A2 遠隔コミュニケーション支援
A2-1
遠隔操作ロボットを使ったコミュニケーション
部・学年
小学部5年
障がい種
自閉スペクトラム症 ADHD 適応障がい
指導場面
原籍校で保健室からの授業参加及び授業後の級友との交流
活動内容
保健室から分身ロボットOriHimeとiPadを使って、授業に参加する
使用機器類等
OriHime、iPad(OriHime用、遠隔操作用)
具体的な活用の様子
教室での学習に抵抗感が強いため、分身ロボットOriHimeを使って授業に参加することとした。本人は保健室から授業に参加した。
授業中では、OriHimeを通して声を出すことにも抵抗感があったため、ジェスチャーでのコミュニケーションとなった。授業後の休み時間には教室の級友とOriHimeを通してジェスチャーでのコミュニケーションをとった。
級友がOriHimeの操作に興味をもったため、3人の級友が本生のいる保健室に行き、一緒にOriHimeを操作して遊ぶ様子も見られた。
取り組みの成果
OriHimeを使った授業参加を2回行った。そのことがきっかけで、定期的に休み時間に、級友と一緒に過ごす姿が見られた。その際にはOriHimeなどのICT機器がなくても級友と対面で関わる姿が見られ、学校職員の付き添いのもと、休み時間に9回登校することができた。
実際の写真
A2-2
遠隔操作ロボットを使った交流学習
部・学年
高等部1〜3年
障がい種
知的障がい 等
指導場面
交流学習
活動内容
近隣高等学校とのOriHimeを使った文化祭リモート交流
使用機器等
iPad、OriHime、アプリ「ZOOM」「OriHimeBizコントローラー」
具体的な活用の様子
最初は教室内でOriHimeを体験した。2手に分かれて、話したりリアクションしたりした。コントローラーアプリの操作が簡単だったので、接続してあれば大きなタイムラグなく返事をしたりリアクションしたりできた。集音マイクも小さいながらも周りの複数の友だちの声を聞くことができ、生徒たちも、「ざわざわ感あるね〜」 などと、人々の中にいる様子が音を通して伝わってくることを口々に話していた。
実際の交流と同じ時刻、同じ場所でのリハーサルを2回の計画で行う。
1回目;本校生徒会長が自宅からOriHimeを操作する。また、担任が自宅からZOOMの接続を試みる、という内容。
2回目;OriHimeからの見え方に配慮した文化祭の見学計画をたてる。文化祭では、ZOOMとOriHimeで交流。すれ違う高校生から声をかけられたり、賑わっている様子や高校ならではの催し物、展示を見たりして、どんどん質問や会話が生まれ、盛り上がった。保護者からも好評であった。
取り組みの成果
様々な学級でOriHimeを体験してもらった。操作に慣れることはもちろんだが、生徒の様子や発言から、OriHimeがいることでどのような効果があるのかを見ることができた。

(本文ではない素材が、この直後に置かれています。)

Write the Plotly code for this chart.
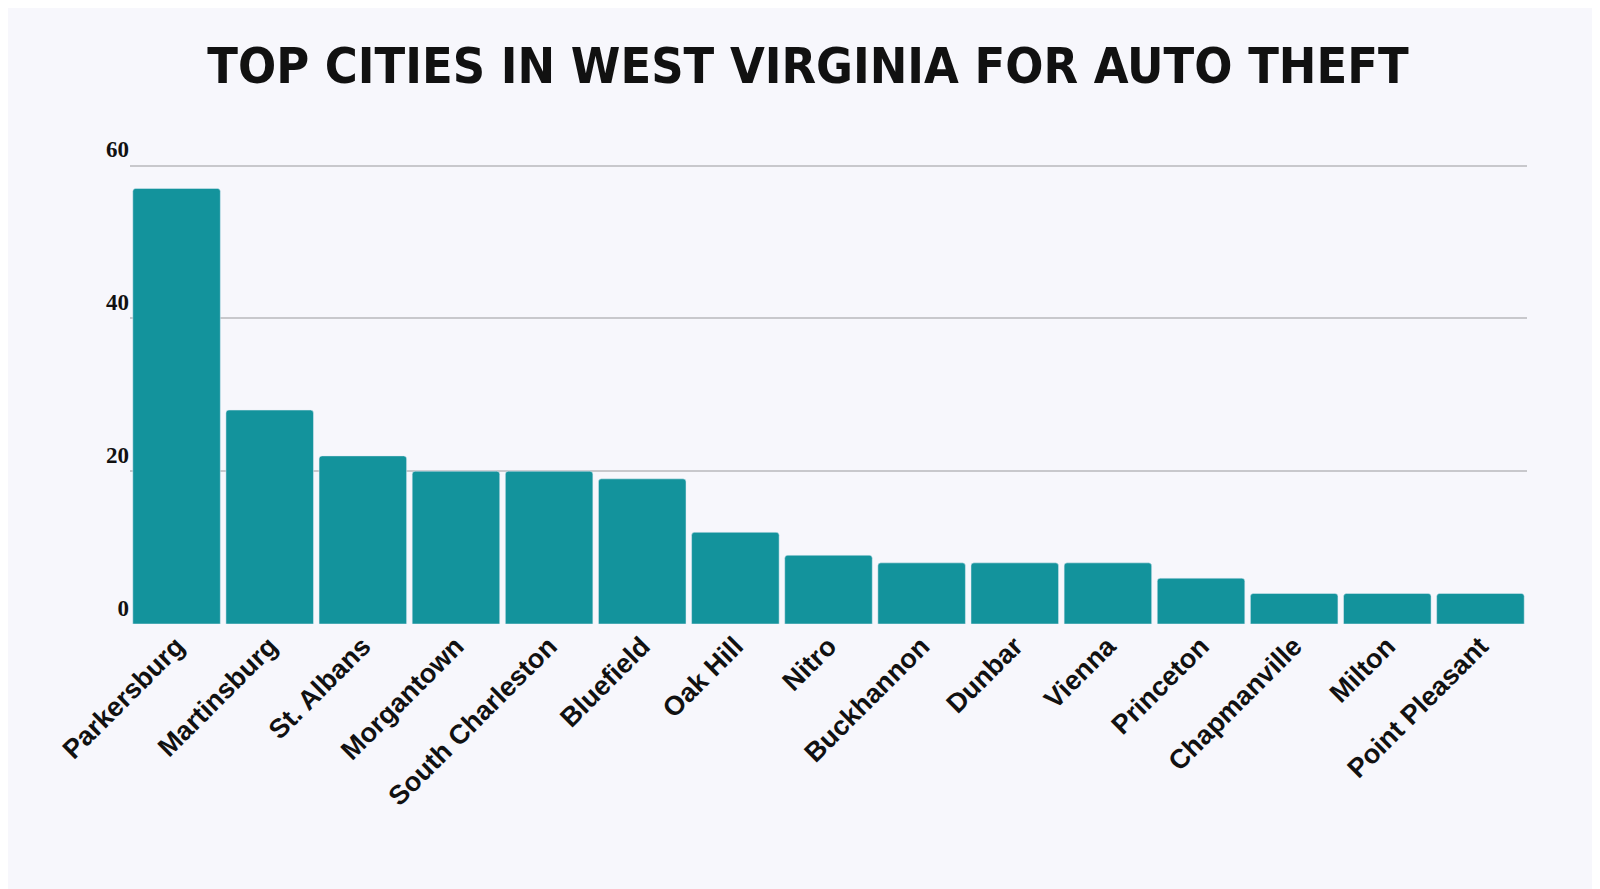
import plotly.graph_objects as go

cities = ["Parkersburg", "Martinsburg", "St. Albans", "Morgantown", "South Charleston",
          "Bluefield", "Oak Hill", "Nitro", "Buckhannon", "Dunbar", "Vienna",
          "Princeton", "Chapmanville", "Milton", "Point Pleasant"]
thefts = [57, 28, 22, 20, 20, 19, 12, 9, 8, 8, 8, 6, 4, 4, 4]
y_ticks = [0, 20, 40, 60]

bg = "#f7f7fc"
bar_color = "#13939c"

fig = go.Figure(go.Bar(x=cities, y=thefts, marker=dict(color=bar_color, cornerradius=3)))

fig.update_layout(
    width=1600, height=889,
    paper_bgcolor=bg, plot_bgcolor=bg,
    bargap=0.06,
    margin=dict(l=122, r=81, t=156, b=273),
    title=dict(text="<b>TOP CITIES IN WEST VIRGINIA FOR AUTO THEFT</b>",
               x=0.5, xanchor="center", y=0.935, yanchor="middle",
               font=dict(family="DejaVu Sans Condensed", size=50, color="#111")),
    showlegend=False,
)
fig.update_xaxes(tickangle=-45, tickfont=dict(family="Liberation Sans", size=27, color="#111", weight="bold"),
                 showgrid=False, showline=False, ticks="")
fig.update_yaxes(range=[0, 60.2], tickvals=y_ticks, ticklabelposition="outside top",
                 tickfont=dict(family="Liberation Serif", size=23, color="#111", weight="bold"),
                 showgrid=True, gridcolor="#c8c8cc", gridwidth=1.5, zeroline=False, ticks="")

fig.write_html("out.html")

リモートや遠隔操作のリハーサルの重要さを改めて感じた。またオンラインでの交流にかかわって複数の手段を予備的に用意しておくこと、経験しておくことも必要であると思った。今回も、同じ県立学校であるのでclassroomへの変更でもよかったのだが、一般的にはZOOMやTeamsが使われていることを考えると、classroom以外の経験を卒業前にする必要があると思った。
コロナ禍で「工夫すればまた違った活動ができる」「コロナ禍だからこそ、普段では考えもつかないことができる」ということを職員生徒ともに経験できた。更に、高校生にとって、特別支援学校の生徒がロボットを自宅から1人で操作している姿や交わした会話を見たことによって、障がい理解、他者理解の一つの機会となった。